Jenny crouched over a patch of ground indistinguishable from the sand that surrounded them. She seemed, for a moment, to be pulling the ground away with a flourish, like a set from a movie. Then Yael made sense of the scene – Jenny had put a blanket over her gear and covered it in sand to conceal it.
“Who made it?” Jenny said, taking a few dry sticks from a small pile of wood, and then stacking it crisscrossed over the ash of the previous night’s fire. “Visitors? Like foreigners?”
“No,” Yael said, unzipping her duffel and searching for her comb. “The Visitors. You know. The others.”
“The hell? I have no idea what you are talking about.”
“Maybe there are no Visitors where you came from,” Yael said, dragging the comb through her damp, tangled hair. “That must be nice. Where is that, Miss Frost?”
“Lost Creek, and it sure ain’t nice. But yeah, whatever your Visitors are, I don’t think we have them. More like rednecks, illegals, and tweakers.”
When Yael let her hair out of the ponytail it was so compressed that it continued to hold its original shape.
“What’s a tweaker?”
“Long story. What about you? Where are you from, Princess?”
“Don’t call me that,” Yael said resentfully, drawing closer to the small fire Jenny built and warming her hands over it. “My name is...”
“I know. I just don’t care,” Jenny explained cheerfully, opening a tin can with a small, hooked opener. “You like beef stew? ‘Cause that’s all I got besides those soups we found...”
“No, Miss Frost. I already told you,” Yael said icily. “I am a vegetarian. Beef is not vegetarian.”
“Hope you grabbed some of those candy bars, then.”
Yael realized with a rush of shame that she hadn’t even considered it. Jenny cackled like an animatronic witch on Halloween.
“Is dirt vegetarian?”
/>
“That is enough, Miss Frost,” Yael said icily. “I will be fine. I have gone without dinner before.”
That was true. Yael had fallen victim to many of her stepmother’s fad diets, including one that consisted of a banana for breakfast, raw spinach for lunch and lukewarm lemon water for dinner.
“Then it should be easy for you.” Jenny put a makeshift metal cooking rack over the fire that appeared to be made of straightened coat hangers, then placed the can of stew on top of that. “Hey, how big is the Waste? How long will it take us to cross it?”

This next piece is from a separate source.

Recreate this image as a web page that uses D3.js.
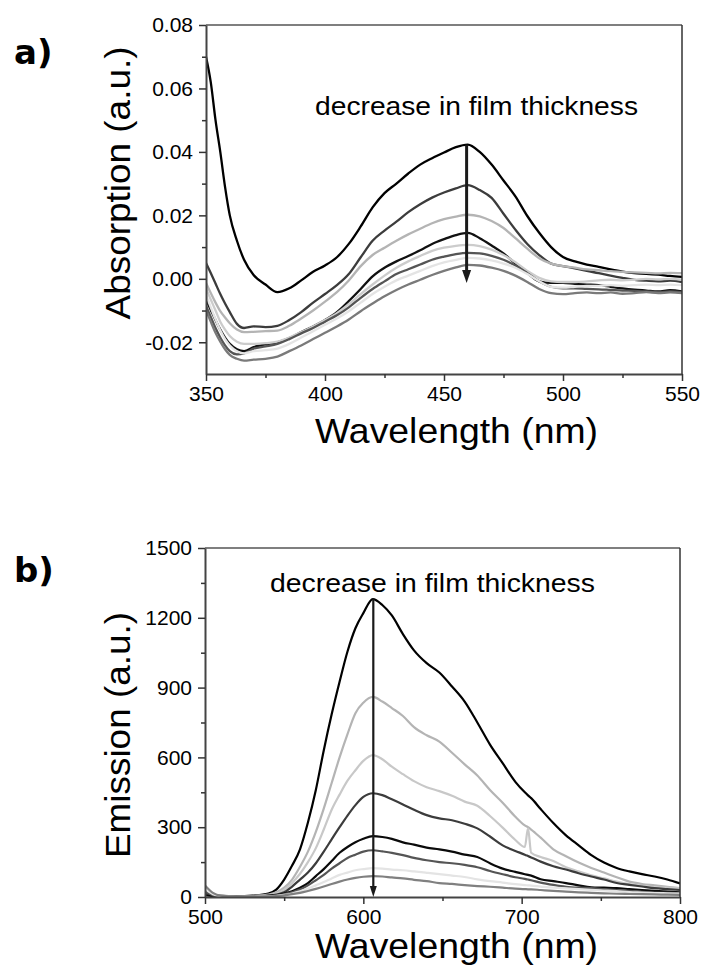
<!DOCTYPE html>
<html>
<head>
<meta charset="utf-8">
<script src="https://cdn.jsdelivr.net/npm/d3@7"></script>
<style>
  body { margin: 0; background: #fff; }
  svg { display: block; }
</style>
</head>
<body>
<svg id="drawing_region"></svg>
<script>
// ---- a) absorption spectra (8 films, thick -> thin) ----
const absWavelength = [350,352,354,356,358,360,363,366,370,375,380,385,390,395,400,405,410,415,420,425,430,435,440,445,450,455,460,465,470,475,480,485,490,495,500,505,510,515,520,525,530,535,540,545,550];
const absFilm1 = [0.070,0.062,0.050,0.040,0.029,0.020,0.012,0.006,0.0012,-0.0018,-0.0042,-0.003,-0.0005,0.0022,0.0042,0.0068,0.011,0.0165,0.0225,0.027,0.030,0.0332,0.036,0.038,0.0398,0.0415,0.0423,0.040,0.036,0.031,0.026,0.0198,0.0145,0.010,0.0069,0.0055,0.0045,0.0038,0.003,0.0023,0.0018,0.0016,0.0013,0.0009,0.0006];
const absFilm2 = [0.005,0.0018,-0.0015,-0.0048,-0.0078,-0.0105,-0.0142,-0.0155,-0.015,-0.0152,-0.0148,-0.013,-0.0105,-0.0075,-0.0048,-0.002,0.0015,0.0068,0.012,0.0152,0.018,0.021,0.0235,0.0256,0.0272,0.0285,0.0295,0.028,0.0255,0.0205,0.0155,0.011,0.0075,0.0048,0.004,0.0033,0.0025,0.0018,0.001,0.0003,-0.0003,-0.0006,-0.0008,-0.0006,-0.001];
const absFilm3 = [-0.0013,-0.0045,-0.0075,-0.0102,-0.0122,-0.014,-0.016,-0.0168,-0.0167,-0.0165,-0.0163,-0.0148,-0.0125,-0.010,-0.0072,-0.0042,-0.0005,0.004,0.0075,0.0098,0.012,0.014,0.0158,0.0175,0.0188,0.0196,0.0202,0.0197,0.0182,0.016,0.0128,0.0095,0.0065,0.0048,0.004,0.0035,0.003,0.0027,0.0024,0.0022,0.002,0.0019,0.0017,0.0019,0.0018];
const absFilm4 = [-0.0066,-0.0098,-0.013,-0.016,-0.0185,-0.0205,-0.0222,-0.0228,-0.0215,-0.0207,-0.020,-0.0187,-0.0168,-0.015,-0.013,-0.0105,-0.007,-0.0032,0.0008,0.0035,0.0055,0.0072,0.009,0.011,0.0125,0.0138,0.0145,0.0128,0.0105,0.008,0.0048,0.0018,-0.0008,-0.0013,-0.0013,-0.0016,-0.0018,-0.002,-0.0025,-0.003,-0.0034,-0.0037,-0.004,-0.0036,-0.004];
const absFilm5 = [-0.003,-0.0065,-0.010,-0.0135,-0.016,-0.018,-0.0198,-0.0205,-0.0205,-0.0203,-0.0198,-0.0185,-0.0168,-0.015,-0.013,-0.0108,-0.008,-0.0048,-0.0018,0.001,0.0035,0.0055,0.0072,0.0088,0.0098,0.0104,0.0107,0.0103,0.0092,0.0075,0.0052,0.0025,0.0003,-0.0008,-0.001,-0.001,-0.0008,-0.0005,-0.0003,-0.0005,-0.0003,0.0,-0.0002,0.0,-0.0003];
const absFilm6 = [-0.0085,-0.012,-0.0155,-0.0185,-0.021,-0.0228,-0.0238,-0.0235,-0.022,-0.0213,-0.0205,-0.019,-0.0172,-0.0155,-0.0135,-0.0115,-0.009,-0.006,-0.0032,-0.0008,0.0015,0.003,0.0045,0.006,0.007,0.0078,0.0082,0.008,0.0072,0.006,0.0042,0.0018,-0.0008,-0.0025,-0.003,-0.003,-0.0032,-0.0033,-0.0035,-0.0037,-0.0038,-0.004,-0.0042,-0.004,-0.0042];
const absFilm7 = [-0.005,-0.009,-0.0128,-0.0162,-0.019,-0.021,-0.0228,-0.0235,-0.0228,-0.0225,-0.022,-0.0205,-0.0185,-0.0165,-0.0145,-0.0125,-0.0102,-0.0075,-0.0048,-0.0025,-0.0005,0.001,0.0025,0.004,0.0052,0.006,0.0066,0.0064,0.0058,0.0048,0.0035,0.0015,-0.0008,-0.0025,-0.0028,-0.0025,-0.0022,-0.0022,-0.002,-0.0022,-0.002,-0.0018,-0.002,-0.0018,-0.002];
const absFilm8 = [-0.0098,-0.0135,-0.017,-0.0198,-0.0222,-0.024,-0.0252,-0.0258,-0.0255,-0.0252,-0.0245,-0.0228,-0.021,-0.019,-0.017,-0.015,-0.0128,-0.0102,-0.0078,-0.0055,-0.0035,-0.0018,-0.0003,0.0012,0.0025,0.0036,0.0044,0.0042,0.0035,0.0025,0.001,-0.001,-0.0032,-0.0045,-0.0048,-0.0045,-0.0043,-0.0045,-0.0043,-0.0047,-0.0045,-0.0042,-0.0045,-0.0043,-0.0045];
const absXTicks = [350, 400, 450, 500, 550];
const absXMinor = [375, 425, 475, 525];
const absYTicks = [-0.02, 0.00, 0.02, 0.04, 0.06, 0.08];
const absYMinor = [-0.01, 0.01, 0.03, 0.05, 0.07];
const absArrow = { x: 459.5, from: 0.0423, to: -0.0013 };

// ---- b) emission spectra ----
const emWavelength = [500,505,510,520,530,540,545,550,555,560,565,570,575,580,585,590,595,600,606,612,618,625,632,640,648,656,664,672,680,688,696,702,704,706,712,720,728,736,744,752,760,768,776,784,792,800];
const emFilm1 = [40,12,5,3,6,15,32,75,135,205,320,460,630,785,925,1055,1155,1220,1280,1255,1210,1130,1060,1005,965,905,840,750,655,575,495,450,437,425,378,318,265,222,180,148,125,110,98,88,75,58];
const emFilm2 = [30,10,4,2,4,10,20,40,75,130,195,280,380,490,600,700,790,835,860,840,812,778,730,695,668,620,570,522,460,405,345,308,300,290,255,205,175,148,125,105,85,66,56,50,44,38];
const emFilm3 = [45,14,5,2,4,8,14,30,60,100,150,210,290,375,440,500,545,585,610,592,560,528,498,472,455,435,410,392,348,298,245,215,295,190,172,155,128,110,93,80,66,55,48,42,40,38];
const emFilm4 = [20,8,3,2,3,6,10,20,45,75,105,145,195,248,300,350,395,430,446,438,420,398,375,352,338,330,315,295,260,222,198,182,176,170,152,132,118,102,88,75,60,52,45,38,34,30];
const emFilm5 = [8,4,2,1,2,5,8,15,25,40,60,90,120,155,190,215,235,250,262,258,250,235,225,212,205,195,182,172,145,122,108,98,95,92,76,68,60,50,42,40,38,34,30,26,23,20];
const emFilm6 = [25,8,3,1,2,4,6,12,20,32,50,72,95,122,145,168,182,195,201,196,190,180,168,158,150,145,138,128,112,98,85,78,75,72,62,52,44,40,38,34,30,26,22,19,18,17];
const emFilm7 = [35,12,4,1,2,3,5,9,15,24,36,50,64,80,95,105,115,120,124,122,118,115,110,104,98,92,86,76,68,62,55,51,50,49,45,40,37,34,31,28,25,21,19,17,16,15];
const emFilm8 = [50,18,6,2,2,3,4,7,12,18,26,35,45,56,66,75,82,87,90,88,84,80,74,68,60,56,51,47,44,40,36,34,33,33,30,26,23,20,18,16,14,13,12,11,10,9];
const emXTicks = [500, 600, 700, 800];
const emXMinor = [550, 650, 750];
const emYTicks = [0, 300, 600, 900, 1200, 1500];
const emYMinor = [150, 450, 750, 1050, 1350];
const emArrow = { x: 606.3, from: 1280, to: 0 };

const noteText = 'decrease in film thickness';

class SpectraPanel {

    constructor( config, xs, series ) {
        this.config = config;
        this.xs = xs;
        this.series = series;
        this.init();
    }

    init() {
        let self = this;
        const c = self.config;

        self.g = c.svg.append('g')
            .attr('transform', `translate(${c.left}, ${c.top})`);

        self.x = d3.scaleLinear().domain(c.xDomain).range([0, c.width]);
        self.y = d3.scaleLinear().domain(c.yDomain).range([c.height, 0]);

        self.g.append('clipPath').attr('id', c.id + '_clip')
            .append('rect').attr('width', c.width).attr('height', c.height);
    }

    render() {
        let self = this;
        const c = self.config;
        const g = self.g;

        // curves
        const line = d3.line()
            .x((d, i) => self.x(self.xs[i]))
            .y(d => self.y(d))
            .curve(d3.curveMonotoneX);

        g.append('g').attr('clip-path', `url(#${c.id}_clip)`)
            .selectAll('path')
            .data(self.series)
            .join('path')
            .attr('d', line)
            .attr('fill', 'none')
            .attr('stroke', (d, i) => c.colors[i])
            .attr('stroke-width', c.lineWidth)
            .attr('stroke-linejoin', 'round');

        // frame: top and right
        g.append('line').attr('x1', 0).attr('x2', c.width).attr('y1', 0).attr('y2', 0)
            .attr('stroke', '#000').attr('stroke-width', 1.2);
        g.append('line').attr('x1', c.width).attr('x2', c.width).attr('y1', 0).attr('y2', c.height)
            .attr('stroke', '#333').attr('stroke-width', 1.5);

        // axes
        const xAxis = d3.axisBottom(self.x).tickValues(c.xTicks)
            .tickSize(7).tickPadding(5).tickSizeOuter(0);
        const xMinor = d3.axisBottom(self.x).tickValues(c.xMinor)
            .tickSize(4).tickFormat('').tickSizeOuter(0);
        const yAxis = d3.axisLeft(self.y).tickValues(c.yTicks)
            .tickSize(7).tickPadding(6).tickSizeOuter(0).tickFormat(c.yFormat);
        const yMinor = d3.axisLeft(self.y).tickValues(c.yMinor)
            .tickSize(4).tickFormat('').tickSizeOuter(0);

        g.append('g').attr('transform', `translate(0, ${c.height})`).call(xAxis);
        g.append('g').attr('transform', `translate(0, ${c.height})`).call(xMinor)
            .select('.domain').remove();
        g.append('g').call(yAxis);
        g.append('g').call(yMinor).select('.domain').remove();

        g.selectAll('.domain').attr('stroke', '#444').attr('stroke-width', 2);
        g.selectAll('.tick line').attr('stroke', '#333').attr('stroke-width', 1.5);
        g.selectAll('.tick text')
            .attr('fill', '#000')
            .style('font-family', '"Liberation Sans", Arial, sans-serif')
            .style('font-size', '21px');

        // arrow
        const ax = self.x(c.arrow.x);
        const ay0 = self.y(c.arrow.from);
        const ay1 = self.y(c.arrow.to);
        g.append('line')
            .attr('x1', ax).attr('x2', ax)
            .attr('y1', ay0).attr('y2', ay1 - c.headLen + 1)
            .attr('stroke', '#1a1a1a').attr('stroke-width', c.arrowWidth);
        g.append('path')
            .attr('d', `M${ax - c.headHalf},${ay1 - c.headLen}L${ax + c.headHalf},${ay1 - c.headLen}L${ax},${ay1}Z`)
            .attr('fill', '#1a1a1a');

        // texts (page coordinates)
        const svg = c.svg;
        svg.append('text')
            .attr('x', 14).attr('y', c.labelY)
            .style('font-family', '"DejaVu Sans", Verdana, sans-serif')
            .style('font-weight', 'bold')
            .style('font-size', '34px')
            .text(c.label);

        svg.append('text')
            .attr('x', c.noteX).attr('y', c.noteY)
            .attr('textLength', c.noteLen).attr('lengthAdjust', 'spacingAndGlyphs')
            .style('font-family', '"Liberation Sans", Arial, sans-serif')
            .style('font-size', '26px')
            .text(noteText);

        svg.append('text')
            .attr('x', 315).attr('y', c.xTitleY)
            .attr('textLength', 283).attr('lengthAdjust', 'spacingAndGlyphs')
            .style('font-family', '"Liberation Sans", Arial, sans-serif')
            .style('font-size', '35px')
            .text('Wavelength (nm)');

        svg.append('text')
            .attr('transform', `translate(130, ${c.yTitleY}) rotate(-90)`)
            .attr('x', -c.yTitleLen / 2).attr('y', 0)
            .attr('textLength', c.yTitleLen).attr('lengthAdjust', 'spacingAndGlyphs')
            .style('font-family', '"Liberation Sans", Arial, sans-serif')
            .style('font-size', '35px')
            .text(c.yTitle);
    }
}

const svg = d3.select('#drawing_region')
    .attr('width', 701)
    .attr('height', 973);

const panelA = new SpectraPanel({
    svg: svg, id: 'pa',
    left: 206, top: 25, width: 476, height: 349,
    xDomain: [350, 550], yDomain: [-0.03, 0.08],
    xTicks: absXTicks, xMinor: absXMinor, yTicks: absYTicks, yMinor: absYMinor,
    yFormat: d => d.toFixed(2),
    colors: ['#000000', '#3c3c3c', '#b4b4b4', '#111111', '#cccccc', '#555555', '#e4e4e4', '#7a7a7a'],
    lineWidth: 2.3,
    arrow: absArrow, arrowWidth: 3, headLen: 13, headHalf: 4.5,
    label: 'a)', labelY: 64,
    noteX: 315, noteY: 115, noteLen: 323,
    xTitleY: 443,
    yTitle: 'Absorption (a.u.)', yTitleY: 183, yTitleLen: 273
}, absWavelength, [absFilm1, absFilm2, absFilm3, absFilm4, absFilm5, absFilm6, absFilm7, absFilm8]);
panelA.render();

const panelB = new SpectraPanel({
    svg: svg, id: 'pb',
    left: 205, top: 548, width: 475, height: 349,
    xDomain: [500, 800], yDomain: [0, 1500],
    xTicks: emXTicks, xMinor: emXMinor, yTicks: emYTicks, yMinor: emYMinor,
    yFormat: d3.format('d'),
    colors: ['#000000', '#b4b4b4', '#c8c8c8', '#3c3c3c', '#0a0a0a', '#555555', '#e4e4e4', '#808080'],
    lineWidth: 2.2,
    arrow: emArrow, arrowWidth: 2.2, headLen: 11, headHalf: 3.5,
    label: 'b)', labelY: 582,
    noteX: 270, noteY: 592, noteLen: 325,
    xTitleY: 958,
    yTitle: 'Emission (a.u.)', yTitleY: 735, yTitleLen: 246
}, emWavelength, [emFilm1, emFilm2, emFilm3, emFilm4, emFilm5, emFilm6, emFilm7, emFilm8]);
panelB.render();
</script>
</body>
</html>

“It’s huge, but fortunately we don’t have to cross it on foot. There is a... a train. It will take us about five days to get to the station at Hastur,” Yael said, considering her memories of the dream map. “From there the rest of the trip won’t take that long.”
“I’m sure you’ll be fine, not eating for five days while you trek across the Waste. Most people can go a couple weeks without food. You probably won’t die.”
Yael stared at the fire so Jenny wouldn’t see how embarrassed she was. She had left home with nothing to eat other than a half-sandwich saved from her lunch. She had brought along her credit card and money she had saved over two months, planning to buy food on the way. But she had never had the opportunity in Roanoke, and the platinum card with imprinted holograms and the modest roll of cash tucked into a rolled sock in her bag were little more than paper and plastic here.
“I had to leave in a hurry,” Yael lied, not wanting to admit that the whole issue had slipped her mind. “There was no time to worry about food.”
Jenny fidgeted constantly, poking at the fire with a stick, turning the can of stew on top of the cooking grill, scuffing the soles of her shoes in the poisonous dust of the Waste. Yael found her fidgeting grating, but she was too smart to complain. She didn’t have many options as far as company was concerned.
“I’m sure you had your reasons,” Jenny acknowledged, unexpectedly matter-of-fact. “Must have been damn important to skip food.”
Jenny tore open the stew tin with a fork and obvious enthusiasm. The metal was certainly hot enough to burn, but Jenny didn’t flinch. Or bother to spit out her gum before she started eating. She must have remembered it when she tried to swallow, though, because she coughed and then spat everything into the fire.